Date of Completion

9-11-2015

Embargo Period

12-14-2015

Advisors

Florence Marsal / Jennifer Terni

Field of Study

Literatures, Cultures & Languages

Degree

Master of Arts

Open Access

Open Access

Abstract

The Indian Between History and Fiction.

This thesis represents a comparative study between two works of fiction, The Last of the Mohicans by James Fenimore Cooper (1826) and The Orenda by Joseph Boyden (2013) and questions their use of history in the literary representation of the Indian.

The two stories take place during the 7-year war between the Hurons, allies of the French and the Iroquois, allies of the English. Both authors place the Indian world in the center of their novels, thus responding to a western fascination for the American-Indian.

The Last of the Mohicans, despite its historical accents, seem more intensely born out of the Cooper’s imagination, than out of his desire to talk about history. On the other hand, the Orenda offers a more realistic view of the interaction between whites and Indians. Then, comparing these two novels means confronting fiction and reality, fiction and history, myth and reality. It is the myth behind the image of the Indian that the thesis seeks to deconstruct to better undo its ethnocentric tendency perpetuated by and through literature.

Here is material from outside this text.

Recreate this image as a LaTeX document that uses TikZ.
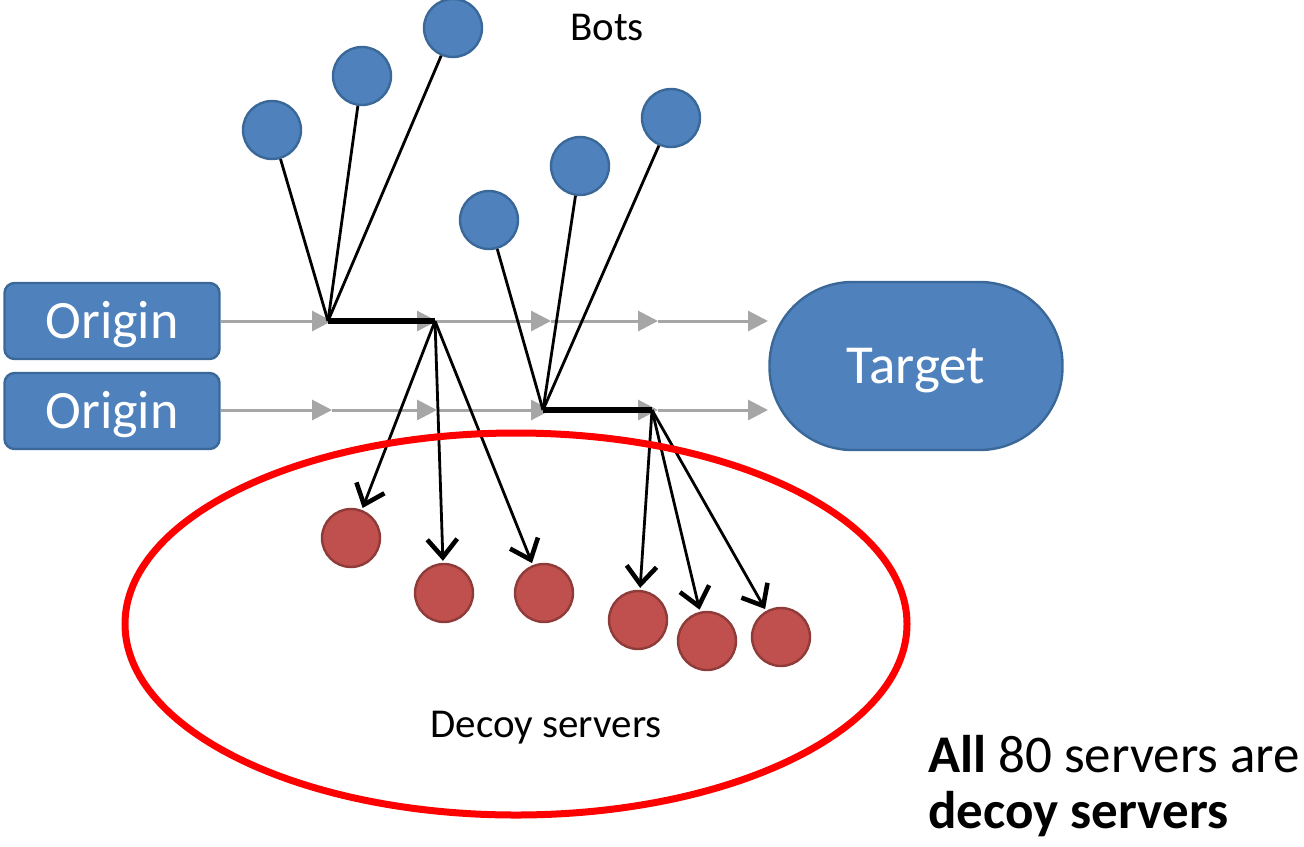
\documentclass[tikz,border=0pt]{standalone}
\usepackage{fontspec}
\setmainfont{Carlito}
\usetikzlibrary{arrows.meta}

\definecolor{botblue}{HTML}{4F81BD}
\definecolor{botedge}{HTML}{3A6898}
\definecolor{decoyred}{HTML}{C0504D}
\definecolor{decoyedge}{HTML}{8E3B39}
\definecolor{flowgray}{HTML}{A6A6A6}

\begin{document}
\begin{tikzpicture}[x=0.5pt,y=-0.5pt,
  bot/.style={circle, fill=botblue, draw=botedge, line width=1.2pt,
    minimum size=29pt, inner sep=0pt},
  decoy/.style={circle, fill=decoyred, draw=decoyedge, line width=1.2pt,
    minimum size=29pt, inner sep=0pt},
  origin/.style={rectangle, rounded corners=5pt, fill=botblue, draw=botedge,
    line width=1.2pt, minimum width=107.5pt, minimum height=38pt,
    inner sep=0pt, text=white, text height=17pt, text depth=0pt,
    font=\fontsize{27}{31}\selectfont},
  target/.style={rectangle, rounded corners=41.5pt, fill=botblue, draw=botedge,
    line width=1.2pt, minimum width=146.5pt, minimum height=84pt,
    inner sep=0pt, text=white, text height=17pt, text depth=0pt,
    font=\fontsize{27.5}{31}\selectfont},
  caption/.style={inner sep=0pt, font=\fontsize{20.5}{24}\selectfont},
  note/.style={inner sep=0pt, anchor=base west, font=\fontsize{26.5}{31}\selectfont},
  flow/.style={draw=flowgray, line width=1.5pt,
    -{Triangle[length=10pt,width=10pt]}},
  feed/.style={draw=black, line width=1.4pt},
  trunk/.style={draw=black, line width=3pt},
  hit/.style={draw=black, line width=1.4pt, shorten >=1pt,
    -{Straight Barb[length=9pt,width=15pt,line width=2.3pt]}}
]
\useasboundingbox (0,0) rectangle (1304,846);

% sources and victim
\node[origin] (orig1) at (112,321) {Origin};
\node[origin] (orig2) at (112,411) {Origin};
\node[target] (target) at (916,366) {Target};

% normal traffic paths
\foreach \r/\y in {1/321,2/410}{
  \coordinate (r\r a) at (332,\y);
  \coordinate (r\r b) at (437,\y);
  \coordinate (r\r c) at (551,\y);
  \coordinate (r\r d) at (658,\y);
  \coordinate (r\r e) at (768,\y);
}
\draw[flow] (orig1.east |- r1a) -- (r1a);
\draw[flow] (r1a) -- (r1b);
\draw[flow] (r1b) -- (r1c);
\draw[flow] (r1c) -- (r1d);
\draw[flow] (r1d) -- (r1e);
\draw[flow] (orig2.east |- r2a) -- (r2a);
\draw[flow] (r2a) -- (r2b);
\draw[flow] (r2b) -- (r2c);
\draw[flow] (r2c) -- (r2d);
\draw[flow] (r2d) -- (r2e);

% bots
\node[bot] (bot1) at (272,130) {};
\node[bot] (bot2) at (362,76) {};
\node[bot] (bot3) at (453,28) {};
\node[bot] (bot4) at (489,220) {};
\node[bot] (bot5) at (580,166) {};
\node[bot] (bot6) at (671,118) {};
\node[caption, anchor=base] (botlabel) at (607,40) {Bots};

% attack hubs
\coordinate (hub1) at (328,321);
\coordinate (fan1) at (435,321);
\coordinate (hub2) at (543,410);
\coordinate (fan2) at (652,410);

\draw[feed] (bot1) -- (hub1);
\draw[feed] (bot2) -- (hub1);
\draw[feed] (bot3) -- (hub1);
\draw[feed] (bot4) -- (hub2);
\draw[feed] (bot5) -- (hub2);
\draw[feed] (bot6) -- (hub2);
\draw[trunk] (hub1) -- (fan1);
\draw[trunk] (hub2) -- (fan2);

% decoy servers
\node[decoy] (dec1) at (351,538) {};
\node[decoy] (dec2) at (444,593) {};
\node[decoy] (dec3) at (544,593) {};
\node[decoy] (dec4) at (638,620) {};
\node[decoy] (dec5) at (707,641) {};
\node[decoy] (dec6) at (781,637) {};

\draw[hit] (fan1) -- (dec1);
\draw[hit] (fan1) -- (dec2);
\draw[hit] (fan1) -- (dec3);
\draw[hit] (fan2) -- (dec4);
\draw[hit] (fan2) -- (dec5);
\draw[hit] (fan2) -- (dec6);

\draw[red, line width=3.5pt] (516,624) ellipse [x radius=391, y radius=191];
\node[caption, anchor=base] (decoylabel) at (546,737) {Decoy servers};

% remark
\node[note] (note1) at (928,772) {\textbf{All} 80 servers are};
\node[note] (note2) at (928,828) {\textbf{decoy servers}};
\end{tikzpicture}
\end{document}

Boyden’s Huron origins make him sensitive to the history of the Indians by the Indians and those who were in direct contact with them. He tries to adopt an Indian perspective by offering a style that uses actual voices borrowed from a report made by a missionary in the XVIIth-Century. His characters live through a degree of reality that does not exist in Cooper’s work. Thus, we see that for Boyden, Indian voices seem more realistic than Cooper. They resonate louder for readers of the XXIst-century. However, despite its attempt to make the Indian speak for himself The Orenda remains gated in the same ethnocentric illusion that in the end offers the same romantic image of the Indian that we find in Cooper’s novel.

The work of each book, be it an historical-fictional novel for Cooper or a biographical novel based on memories collected in three testimonies for Boyden, still bear a nostalgic view of the Indian, as it flows freely between two forms, two opposite direction, between fiction and history.

The thesis is divided into 3 questions:

- First, how do these novels whose action takes place in the past take an historical perspective while staying modern and contemporary fiction? Two centuries after the work of Cooper, Boyden's novel confirms that the genocidal past of the Indians still haunts the Western mind.

- Secondly, we consider the concept of acculturation and how it works in the two novels. Namely, how have Europeans used this process to erase Indian culture, to conquer and take over their territory. We see that this process of acculturation is tracked differently in the two novels.

- Thirdly, how novels such as these by James Fenimore Cooper and Joseph Boyden contributed anyway and at different degrees, to the firmly implanted romantic image of Native Americans?

To attempt to answer these questions is to acknowledge the constantly moving frontier between history and fiction, a place of uncertainty where we find the Indian from these two novels.